There are really five ‘reactions’ to think about when creating content, or developing a content strategy. Conveniently, these five reactions map exactly to the steps most is would like our website visitors to take.

Using these five reactions as a litmus test helps us to generate content that gets results, rather than automatically churning stuff out for the sake of it.


We want our content to be found, right? So, a key question to ask when creating content is: “are people looking for this/things like this?” Does the content answer a common question or resolve a common issue? Is it something people are looking for? In which case, how do we suppose they are searching? Which kinds of search queries would lead us to this content? Thinking about these questions enables us to not only create content that people want, but also to structure it, write it, in a way that makes it findable by default. Don’t get sidetracked – the question here isn’t “how do I get this to the top of Google?” – stick with more realistic goals. The content-creation challenge: how will people find this?

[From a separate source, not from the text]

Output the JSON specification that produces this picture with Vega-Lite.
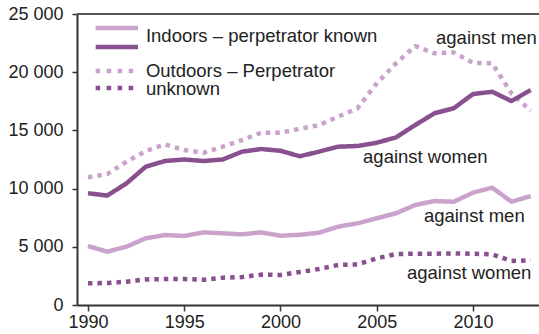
{
  "$schema": "https://vega.github.io/schema/vega-lite/v6.json",
  "autosize": {"type": "none"},
  "padding": {"left": 77, "top": 14, "right": 0, "bottom": 29},
  "width": 462,
  "height": 291,
  "background": "white",
  "config": {
    "view": {"stroke": null},
    "font": "Liberation Sans",
    "text": {"font": "Liberation Sans", "fontSize": 18.5, "color": "#222222"}
  },
  "datasets": {
    "crimes": [
    {"year":1990,"series":"Indoors men","value":5070},{"year":1991,"series":"Indoors men","value":4580},{"year":1992,"series":"Indoors men","value":5010},{"year":1993,"series":"Indoors men","value":5730},{"year":1994,"series":"Indoors men","value":6010},{"year":1995,"series":"Indoors men","value":5930},{"year":1996,"series":"Indoors men","value":6240},{"year":1997,"series":"Indoors men","value":6160},{"year":1998,"series":"Indoors men","value":6070},{"year":1999,"series":"Indoors men","value":6240},{"year":2000,"series":"Indoors men","value":5950},{"year":2001,"series":"Indoors men","value":6030},{"year":2002,"series":"Indoors men","value":6210},{"year":2003,"series":"Indoors men","value":6730},{"year":2004,"series":"Indoors men","value":7020},{"year":2005,"series":"Indoors men","value":7450},{"year":2006,"series":"Indoors men","value":7880},{"year":2007,"series":"Indoors men","value":8590},{"year":2008,"series":"Indoors men","value":8930},{"year":2009,"series":"Indoors men","value":8870},{"year":2010,"series":"Indoors men","value":9650},{"year":2011,"series":"Indoors men","value":10080},{"year":2012,"series":"Indoors men","value":8870},{"year":2013,"series":"Indoors men","value":9360},
    {"year":1990,"series":"Outdoors women","value":1860},{"year":1991,"series":"Outdoors women","value":1890},{"year":1992,"series":"Outdoors women","value":2000},{"year":1993,"series":"Outdoors women","value":2200},{"year":1994,"series":"Outdoors women","value":2230},{"year":1995,"series":"Outdoors women","value":2230},{"year":1996,"series":"Outdoors women","value":2170},{"year":1997,"series":"Outdoors women","value":2350},{"year":1998,"series":"Outdoors women","value":2400},{"year":1999,"series":"Outdoors women","value":2610},{"year":2000,"series":"Outdoors women","value":2580},{"year":2001,"series":"Outdoors women","value":2830},{"year":2002,"series":"Outdoors women","value":3090},{"year":2003,"series":"Outdoors women","value":3440},{"year":2004,"series":"Outdoors women","value":3490},{"year":2005,"series":"Outdoors women","value":4010},{"year":2006,"series":"Outdoors women","value":4380},{"year":2007,"series":"Outdoors women","value":4410},{"year":2008,"series":"Outdoors women","value":4410},{"year":2009,"series":"Outdoors women","value":4430},{"year":2010,"series":"Outdoors women","value":4410},{"year":2011,"series":"Outdoors women","value":4350},{"year":2012,"series":"Outdoors women","value":3780},{"year":2013,"series":"Outdoors women","value":3840},
    {"year":1990,"series":"Outdoors men","value":10970},{"year":1991,"series":"Outdoors men","value":11250},{"year":1992,"series":"Outdoors men","value":12310},{"year":1993,"series":"Outdoors men","value":13230},{"year":1994,"series":"Outdoors men","value":13800},{"year":1995,"series":"Outdoors men","value":13310},{"year":1996,"series":"Outdoors men","value":13080},{"year":1997,"series":"Outdoors men","value":13600},{"year":1998,"series":"Outdoors men","value":14170},{"year":1999,"series":"Outdoors men","value":14800},{"year":2000,"series":"Outdoors men","value":14800},{"year":2001,"series":"Outdoors men","value":15130},{"year":2002,"series":"Outdoors men","value":15460},{"year":2003,"series":"Outdoors men","value":16180},{"year":2004,"series":"Outdoors men","value":16900},{"year":2005,"series":"Outdoors men","value":19040},{"year":2006,"series":"Outdoors men","value":20760},{"year":2007,"series":"Outdoors men","value":22250},{"year":2008,"series":"Outdoors men","value":21620},{"year":2009,"series":"Outdoors men","value":21700},{"year":2010,"series":"Outdoors men","value":20810},{"year":2011,"series":"Outdoors men","value":20760},{"year":2012,"series":"Outdoors men","value":18180},{"year":2013,"series":"Outdoors men","value":16690},
    {"year":1990,"series":"Indoors women","value":9600},{"year":1991,"series":"Indoors women","value":9400},{"year":1992,"series":"Indoors women","value":10450},{"year":1993,"series":"Indoors women","value":11880},{"year":1994,"series":"Indoors women","value":12370},{"year":1995,"series":"Indoors women","value":12500},{"year":1996,"series":"Indoors women","value":12370},{"year":1997,"series":"Indoors women","value":12500},{"year":1998,"series":"Indoors women","value":13170},{"year":1999,"series":"Indoors women","value":13400},{"year":2000,"series":"Indoors women","value":13250},{"year":2001,"series":"Indoors women","value":12780},{"year":2002,"series":"Indoors women","value":13170},{"year":2003,"series":"Indoors women","value":13600},{"year":2004,"series":"Indoors women","value":13660},{"year":2005,"series":"Indoors women","value":13940},{"year":2006,"series":"Indoors women","value":14400},{"year":2007,"series":"Indoors women","value":15460},{"year":2008,"series":"Indoors women","value":16470},{"year":2009,"series":"Indoors women","value":16900},{"year":2010,"series":"Indoors women","value":18120},{"year":2011,"series":"Indoors women","value":18320},{"year":2012,"series":"Indoors women","value":17520},{"year":2013,"series":"Indoors women","value":18470}
    ],
    "one": [{}]
  },
  "data": {"name": "one"},
  "layer": [
    {
      "mark": {"type": "rule", "color": "#555555", "strokeWidth": 2},
      "encoding": {"y": {"datum": 25000, "type": "quantitative"}}
    },
    {
      "data": {"name": "crimes"},
      "mark": {"type": "line", "strokeWidth": 4.5, "strokeCap": "butt", "strokeJoin": "round"},
      "encoding": {
        "x": {"field": "year", "type": "quantitative",
          "scale": {"domain": [1989.43, 2013.43], "nice": false, "zero": false},
          "axis": {"values": [1990, 1995, 2000, 2005, 2010], "format": "d", "title": null, "grid": false,
            "labelFontSize": 18, "labelColor": "#222222", "labelFont": "Liberation Sans",
            "tickSize": 6, "tickWidth": 1.5, "tickColor": "#333333", "domainColor": "#333333", "domainWidth": 2,
            "labelPadding": 2, "labelFlush": false, "labelOverlap": false}},
        "y": {"field": "value", "type": "quantitative",
          "scale": {"domain": [0, 25000], "nice": false},
          "axis": {"values": [0, 5000, 10000, 15000, 20000, 25000], "title": null, "grid": false,
            "labelExpr": "replace(format(datum.value, ','), ',', ' ')",
            "labelFontSize": 18, "labelColor": "#222222", "labelFont": "Liberation Sans",
            "tickSize": 5, "tickWidth": 1.5, "tickColor": "#333333", "domainColor": "#333333", "domainWidth": 2,
            "labelPadding": 9, "labelFlush": false, "labelOverlap": false}},
        "color": {"field": "series", "type": "nominal",
          "scale": {"domain": ["Indoors men", "Indoors women", "Outdoors men", "Outdoors women"],
            "range": ["#c9a3cb", "#88508f", "#c9a3cb", "#88508f"]}, "legend": null},
        "strokeDash": {"field": "series", "type": "nominal",
          "scale": {"domain": ["Indoors men", "Indoors women", "Outdoors men", "Outdoors women"],
            "range": [[1, 0], [1, 0], [4.5, 5], [4.5, 5]]}, "legend": null},
        "order": {"field": "year", "type": "quantitative"}
      }
    },
    {
      "mark": {"type": "rule", "color": "#c9a3cb", "strokeWidth": 4.5},
      "encoding": {"x": {"datum": 1990.4}, "x2": {"datum": 1992.6}, "y": {"datum": 23797}}
    },
    {
      "mark": {"type": "rule", "color": "#88508f", "strokeWidth": 4.5},
      "encoding": {"x": {"datum": 1990.4}, "x2": {"datum": 1992.6}, "y": {"datum": 22165}}
    },
    {
      "mark": {"type": "rule", "color": "#c9a3cb", "strokeWidth": 4.5, "strokeDash": [4.5, 6.5], "strokeCap": "butt"},
      "encoding": {"x": {"datum": 1990.4}, "x2": {"datum": 1992.6}, "y": {"datum": 20103}}
    },
    {
      "mark": {"type": "rule", "color": "#88508f", "strokeWidth": 4.5, "strokeDash": [4.5, 6.5], "strokeCap": "butt"},
      "encoding": {"x": {"datum": 1990.4}, "x2": {"datum": 1992.6}, "y": {"datum": 18643}}
    },
    {
      "mark": {"type": "text", "text": "Indoors – perpetrator known", "align": "left", "baseline": "alphabetic"},
      "encoding": {"x": {"datum": 1993.01}, "y": {"datum": 22594}}
    },
    {
      "mark": {"type": "text", "text": "Outdoors – Perpetrator", "align": "left", "baseline": "alphabetic"},
      "encoding": {"x": {"datum": 1993.01}, "y": {"datum": 19587}}
    },
    {
      "mark": {"type": "text", "text": "unknown", "align": "left", "baseline": "alphabetic"},
      "encoding": {"x": {"datum": 1993.01}, "y": {"datum": 18041}}
    },
    {
      "mark": {"type": "text", "text": "against men", "align": "left", "baseline": "alphabetic"},
      "encoding": {"x": {"datum": 2008.08}, "y": {"datum": 22423}}
    },
    {
      "mark": {"type": "text", "text": "against women", "align": "left", "baseline": "alphabetic"},
      "encoding": {"x": {"datum": 2004.29}, "y": {"datum": 12199}}
    },
    {
      "mark": {"type": "text", "text": "against men", "align": "left", "baseline": "alphabetic"},
      "encoding": {"x": {"datum": 2007.45}, "y": {"datum": 7131}}
    },
    {
      "mark": {"type": "text", "text": "against women", "align": "left", "baseline": "alphabetic"},
      "encoding": {"x": {"datum": 2006.57}, "y": {"datum": 2234}}
    }
  ]
}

More than page views: page reads

Assuming our content can be found, we want it to be read. It’s common for people to check their analytics to see which pages are popular. Looking at hits isn’t really enough – we should be creating content that people read. So, we’re wanting to see a greater number of people on the page for longer, combined with a reduction in bounce rates (those people who come to the page and leave almost instantly). Page hits can be thought of as a kind of simple vanity measure: getting people to consume what you create, rather than simply glance at it, takes more work. The content-creation challenge: will people really want to read this?

Social sharing

If it’s good enough to be read, is it good enough for someone to recommend it to a friend? Is it useful to others? Will it make our website visitors look good in the eyes of those who receive the share? Have you made it easy for people to share the content – by including sharing widgets for common social media platforms? Our goal here is to think about the content’s value to a wider audience – to create something that someone will feel is useful to others. The content-creation challenge: will people want to share this?

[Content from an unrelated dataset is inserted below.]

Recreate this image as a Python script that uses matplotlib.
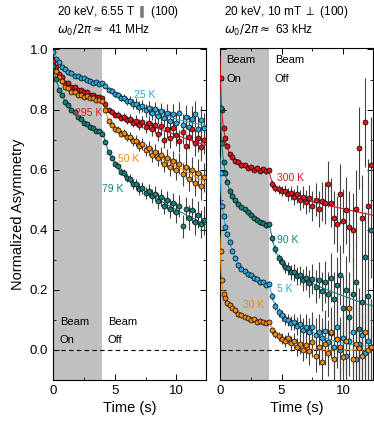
import matplotlib
matplotlib.use("Agg")
import matplotlib.pyplot as plt
from matplotlib.ticker import MultipleLocator, FormatStrFormatter

plt.rcParams['font.family'] = ['Liberation Sans', 'DejaVu Sans']
plt.rcParams['mathtext.fontset'] = 'dejavusans'

# time grids (s)
t_left = [0.0, 0.25, 0.5, 0.75, 1.0, 1.25, 1.5, 1.75, 2.0, 2.25, 2.5, 2.75, 3.0, 3.25, 3.5, 3.75, 4.0,
          4.25, 4.5, 4.75, 5.0, 5.25, 5.5, 5.75, 6.0, 6.25, 6.5, 6.75, 7.0, 7.25, 7.5, 7.75, 8.0,
          8.25, 8.5, 8.75, 9.0, 9.25, 9.5, 9.75, 10.0, 10.25, 10.5, 10.75, 11.0, 11.25, 11.5, 11.75, 12.0, 12.25]
t_right = [0.05, 0.15, 0.3, 0.45, 0.6, 0.8, 1.0, 1.25, 1.5, 1.75, 2.0, 2.25, 2.5, 2.75, 3.0, 3.25, 3.5, 3.75, 4.0,
           4.25, 4.5, 4.75, 5.0, 5.25, 5.5, 5.75, 6.0, 6.25, 6.5, 6.75, 7.0, 7.25, 7.5, 7.75, 8.0,
           8.25, 8.5, 8.75, 9.0, 9.25, 9.5, 9.75, 10.0, 10.25, 10.5, 10.75, 11.0, 11.25, 11.5, 11.75, 12.0, 12.25]

# left panel: 6.55 T
a_25K = [0.992, 0.970, 0.958, 0.941, 0.935, 0.924, 0.921, 0.913, 0.911, 0.904,
         0.905, 0.898, 0.895, 0.890, 0.892, 0.886, 0.888,
         0.879, 0.866, 0.862, 0.851, 0.849, 0.839, 0.840, 0.829, 0.830, 0.818,
         0.820, 0.808, 0.812, 0.797, 0.805, 0.788, 0.801, 0.778, 0.795, 0.772,
         0.790, 0.762, 0.785, 0.755, 0.790, 0.748, 0.775, 0.742, 0.770, 0.785,
         0.735, 0.765, 0.740]
a_295K = [0.962, 0.942, 0.918, 0.907, 0.890, 0.887, 0.875, 0.874, 0.865, 0.866,
          0.859, 0.860, 0.849, 0.847, 0.842, 0.843, 0.837,
          0.817, 0.798, 0.793, 0.782, 0.783, 0.773, 0.775, 0.765, 0.770, 0.757,
          0.763, 0.750, 0.758, 0.742, 0.755, 0.735, 0.748, 0.720, 0.745, 0.700,
          0.735, 0.705, 0.740, 0.715, 0.695, 0.725, 0.680, 0.710, 0.735, 0.690,
          0.705, 0.675, 0.700]
a_50K = [0.948, 0.930, 0.908, 0.895, 0.876, 0.871, 0.860, 0.858, 0.849, 0.850,
         0.843, 0.844, 0.837, 0.838, 0.832, 0.833, 0.827,
         0.797, 0.762, 0.750, 0.735, 0.733, 0.720, 0.721, 0.708, 0.709, 0.694,
         0.697, 0.680, 0.684, 0.665, 0.672, 0.650, 0.660, 0.638, 0.648, 0.620,
         0.640, 0.610, 0.630, 0.600, 0.620, 0.585, 0.610, 0.570, 0.600, 0.555,
         0.590, 0.545, 0.575]
a_79K = [0.944, 0.902, 0.865, 0.847, 0.826, 0.815, 0.798, 0.791, 0.776, 0.770,
         0.756, 0.752, 0.741, 0.738, 0.729, 0.728, 0.720,
         0.692, 0.658, 0.640, 0.620, 0.611, 0.593, 0.588, 0.572, 0.569, 0.553,
         0.552, 0.536, 0.538, 0.522, 0.530, 0.512, 0.520, 0.495, 0.508, 0.480,
         0.500, 0.470, 0.490, 0.458, 0.480, 0.412, 0.470, 0.440, 0.465, 0.425,
         0.450, 0.418, 0.432]
err_left = [0.006] * 17 + [0.007, 0.008, 0.009, 0.010, 0.011, 0.012, 0.013, 0.014, 0.015, 0.016, 0.018,
                           0.019, 0.020, 0.021, 0.022, 0.024, 0.025, 0.026, 0.028, 0.029, 0.030, 0.032,
                           0.033, 0.035, 0.036, 0.038, 0.039, 0.041, 0.042, 0.044, 0.045, 0.047, 0.048]

# right panel: 10 mT
a_300K = [0.905, 0.80, 0.74, 0.705, 0.68, 0.652, 0.643, 0.630, 0.626, 0.615, 0.614, 0.606, 0.609, 0.600,
          0.604, 0.597, 0.601, 0.594, 0.598,
          0.552, 0.540, 0.535, 0.528, 0.530, 0.518, 0.522, 0.510, 0.518, 0.498, 0.508, 0.492, 0.505,
          0.478, 0.500, 0.470, 0.495, 0.488, 0.553, 0.490, 0.440, 0.420, 0.520, 0.430, 0.465, 0.410,
          0.400, 0.470, 0.673, 0.440, 0.758, 0.480, 0.614]
a_90K = [0.805, 0.69, 0.625, 0.59, 0.56, 0.530, 0.512, 0.498, 0.486, 0.475, 0.468, 0.458, 0.450, 0.440,
         0.434, 0.425, 0.424, 0.415, 0.418,
         0.372, 0.335, 0.305, 0.292, 0.275, 0.272, 0.258, 0.258, 0.245, 0.248, 0.232, 0.240, 0.222,
         0.235, 0.210, 0.232, 0.195, 0.225, 0.185, 0.240, 0.170, 0.215, 0.250, 0.140, 0.200, 0.110,
         0.185, 0.225, 0.070, 0.160, 0.310, 0.180, 0.400]
a_5K = [0.590, 0.480, 0.445, 0.410, 0.385, 0.360, 0.330, 0.305, 0.282, 0.270, 0.262, 0.252, 0.248, 0.238,
        0.235, 0.225, 0.226, 0.216, 0.220,
        0.178, 0.145, 0.125, 0.115, 0.102, 0.100, 0.090, 0.092, 0.080, 0.085, 0.068, 0.078, 0.060,
        0.075, 0.050, 0.060, 0.040, 0.062, 0.025, 0.055, 0.010, 0.075, 0.000, 0.040, -0.020, 0.030,
        0.060, -0.030, 0.020, 0.050, -0.010, 0.030, 0.010]
a_30K = [0.328, 0.233, 0.185, 0.172, 0.155, 0.150, 0.140, 0.132, 0.118, 0.115, 0.110, 0.106, 0.100, 0.102,
         0.094, 0.097, 0.092, 0.090, 0.094,
         0.065, 0.052, 0.045, 0.038, 0.030, 0.040, 0.022, 0.030, 0.010, 0.020, 0.000, 0.015, -0.005,
         0.025, -0.020, 0.010, -0.040, 0.020, -0.010, 0.060, -0.030, 0.035, 0.010, -0.025, 0.030,
         0.140, -0.030, 0.020, 0.005, -0.020, 0.060, 0.000, 0.010]
err_right = [0.008] * 19 + [0.012, 0.013, 0.015, 0.017, 0.019, 0.021, 0.024, 0.027, 0.030, 0.033, 0.037,
                            0.041, 0.045, 0.050, 0.055, 0.060, 0.065, 0.070, 0.076, 0.082, 0.088, 0.094,
                            0.100, 0.106, 0.112, 0.118, 0.124, 0.130, 0.136, 0.142, 0.148, 0.154, 0.160]

# fit curves
fit_t_left = [0, 0.25, 0.5, 0.75, 1, 1.5, 2, 2.5, 3, 3.5, 4, 4.25, 4.5, 5, 5.5, 6, 7, 8, 9, 10, 11, 12, 12.5]
fit_25K = [0.99, 0.972, 0.957, 0.944, 0.933, 0.92, 0.908, 0.899, 0.893, 0.889, 0.886, 0.877, 0.868, 0.853,
           0.842, 0.832, 0.812, 0.795, 0.781, 0.768, 0.758, 0.75, 0.746]
fit_295K = [0.965, 0.94, 0.92, 0.905, 0.893, 0.877, 0.865, 0.856, 0.849, 0.843, 0.838, 0.815, 0.80, 0.785,
            0.776, 0.769, 0.756, 0.745, 0.73, 0.715, 0.70, 0.687, 0.681]
fit_50K = [0.95, 0.928, 0.91, 0.893, 0.878, 0.862, 0.851, 0.845, 0.839, 0.834, 0.829, 0.795, 0.765, 0.738,
           0.724, 0.712, 0.686, 0.659, 0.633, 0.611, 0.59, 0.565, 0.553]
fit_79K = [0.945, 0.9, 0.867, 0.845, 0.828, 0.80, 0.778, 0.758, 0.743, 0.735, 0.728, 0.69, 0.66, 0.622,
           0.596, 0.575, 0.54, 0.515, 0.49, 0.467, 0.445, 0.425, 0.415]
fit_t_right = [0, 0.05, 0.1, 0.2, 0.3, 0.5, 0.75, 1, 1.5, 2, 2.5, 3, 3.5, 4, 4.1, 4.25, 4.5, 5, 5.5, 6,
               7, 8, 9, 10, 11, 12, 12.5]
fit_300K = [0.98, 0.9, 0.83, 0.77, 0.735, 0.69, 0.655, 0.64, 0.624, 0.613, 0.606, 0.601, 0.599, 0.597,
            0.575, 0.555, 0.54, 0.527, 0.518, 0.51, 0.498, 0.488, 0.479, 0.47, 0.461, 0.452, 0.447]
fit_90K = [0.86, 0.79, 0.73, 0.665, 0.625, 0.575, 0.535, 0.51, 0.485, 0.468, 0.45, 0.435, 0.424, 0.417,
           0.398, 0.37, 0.33, 0.29, 0.27, 0.255, 0.232, 0.212, 0.195, 0.18, 0.165, 0.151, 0.146]
fit_5K = [0.64, 0.56, 0.51, 0.47, 0.445, 0.40, 0.365, 0.33, 0.283, 0.262, 0.245, 0.233, 0.224, 0.218,
          0.2, 0.175, 0.145, 0.115, 0.098, 0.088, 0.07, 0.05, 0.033, 0.022, 0.016, 0.013, 0.012]
fit_30K = [0.38, 0.31, 0.26, 0.21, 0.185, 0.162, 0.148, 0.138, 0.122, 0.112, 0.104, 0.098, 0.094, 0.091,
           0.083, 0.072, 0.058, 0.036, 0.022, 0.013, 0.004, 0.001, 0, 0, 0, 0, 0]

c_blue = '#29abe2'
c_red = '#e8141b'
c_orange = '#f58a07'
c_teal = '#13827f'

left_series = [(a_25K, fit_25K, c_blue, '25 K', 7.45, 0.848),
               (a_295K, fit_295K, c_red, '295 K', 2.85, 0.79),
               (a_50K, fit_50K, c_orange, '50 K', 6.1, 0.635),
               (a_79K, fit_79K, c_teal, '79 K', 4.86, 0.537)]
right_series = [(a_300K, fit_300K, c_red, '300 K', 5.75, 0.573),
                (a_90K, fit_90K, c_teal, '90 K', 5.5, 0.367),
                (a_5K, fit_5K, c_blue, '5 K', 5.25, 0.203),
                (a_30K, fit_30K, c_orange, '30 K', 2.7, 0.15)]

fig = plt.figure(figsize=(3.74, 4.24), dpi=100)
ax1 = fig.add_axes([0.1417, 0.1038, 0.409, 0.783])
ax2 = fig.add_axes([0.588, 0.1038, 0.409, 0.783])


def draw_panel(ax, t, err, series, fit_t):
    ax.axvspan(0, 4, color='#c0c0c0', lw=0, zorder=0)
    ax.axhline(0, color='black', ls='--', lw=0.8, dashes=(4, 3), zorder=1)
    for vals, fit, col, lab, lx, ly in series:
        ax.errorbar(t, vals, yerr=err, fmt='none', ecolor='#444444', elinewidth=0.8, zorder=2)
        ax.plot(fit_t, fit, color=col, lw=0.8, zorder=3)
        ax.plot(t, vals, 'o', ms=3.6, mfc=col, mec='black', mew=0.5, zorder=4)
        ax.text(lx, ly, lab, color=col, fontsize=7.5, ha='center', va='center', zorder=5)
    ax.set_xlim(0, 12.4)
    ax.set_ylim(-0.1, 1.005)
    ax.xaxis.set_major_locator(MultipleLocator(5))
    ax.xaxis.set_minor_locator(MultipleLocator(2.5))
    ax.yaxis.set_major_locator(MultipleLocator(0.2))
    ax.yaxis.set_minor_locator(MultipleLocator(0.1))
    ax.yaxis.set_major_formatter(FormatStrFormatter('%.1f'))
    ax.tick_params(which='both', direction='in', top=True, right=True, labelsize=9.5)
    ax.tick_params(which='major', length=4, width=0.7)
    ax.tick_params(which='minor', length=2.5, width=0.6)
    for s in ax.spines.values():
        s.set_linewidth(0.8)
    ax.set_xlabel('Time (s)', fontsize=10.5, labelpad=3)


draw_panel(ax1, t_left, err_left, left_series, fit_t_left)
draw_panel(ax2, t_right, err_right, right_series, fit_t_right)

ax1.set_ylabel('Normalized Asymmetry', fontsize=10.5, labelpad=3)
ax2.tick_params(labelleft=False)

# beam on / off labels
ax1.text(0.55, 0.093, 'Beam', fontsize=8, va='center')
ax1.text(0.55, 0.033, 'On', fontsize=8, va='center')
ax1.text(4.45, 0.093, 'Beam', fontsize=8, va='center')
ax1.text(4.45, 0.033, 'Off', fontsize=8, va='center')
ax2.text(0.5, 0.964, 'Beam', fontsize=8, va='center')
ax2.text(0.5, 0.903, 'On', fontsize=8, va='center')
ax2.text(4.45, 0.964, 'Beam', fontsize=8, va='center')
ax2.text(4.45, 0.903, 'Off', fontsize=8, va='center')

# headers
ax1.text(0.025, 1.108, '20 keV, 6.55 T $\\parallel$ (100)', transform=ax1.transAxes,
         fontsize=8.5, va='center', ha='left')
ax1.text(0.025, 1.054, '$\\omega_0/2\\pi \\approx$ 41 MHz', transform=ax1.transAxes,
         fontsize=8.5, va='center', ha='left')
ax2.text(0.025, 1.108, '20 keV, 10 mT $\\perp$ (100)', transform=ax2.transAxes,
         fontsize=8.5, va='center', ha='left')
ax2.text(0.025, 1.054, '$\\omega_0/2\\pi \\approx$ 63 kHz', transform=ax2.transAxes,
         fontsize=8.5, va='center', ha='left')

fig.savefig('out.png', dpi=100)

There are lots of reasons why content gets shared – and, let’s face it, some of them are trite. Creating funny videos with cats may well get you likes and shares – but that’s about it. Content strategies which are based on likes and shares only really work for those who are using likes, shares and hits for income. That’s why you see lots of click-bait websites littered with advertisements. Our content needs to go a step further. It needs to change people from being viewers into enquirers. Now, let’s keep firmly in mind that content marketing is a long-term game that’s usually undermined by throwing in the hard sell. Therefore, we don’t expect every piece of content to have a call-to-action or to generate an enquiry. But we do expect it to contribute to an overall strategy which encourages people to interact. The content-creation challenge: will this help me take a step towards customer engagement?


Ah yes. The reason we’re here. A key difference between content marketing and traditional marketing is that content marketing builds towards a relationship which encourages people to become customers; whereas traditional marketing seeks a conversion at almost every turn. We’re out to create long-term customers, not generate one-off sales. We want people to think of us when they’re ready to buy, because we've been helping them when they’re not. But at the end of the day, it’s the sale that counts. So, does your content support your business proposition, its products and services? Can people move easily from that content to make an enquiry? As with the previous step, this isn’t about a call-to-action or closing the sale. It’s about ensuring that visitors are aware of what you do and how you can help them. Let them make the buying choice. The content-creation challenge: can we lead people towards thinking about buying, without using a call-to-action?

There you go – five things to think about when creating content. Interestingly, you can see that lazy content marketing focuses on one of these elements, rather than all of them – perhaps creating stuff that’s great for sharing, but has no purpose. The other thing to think about is that if you get this formula right, you don’t have to worry about search optimisation much – people will find it, people will share it and it will contribute to your overall strategy.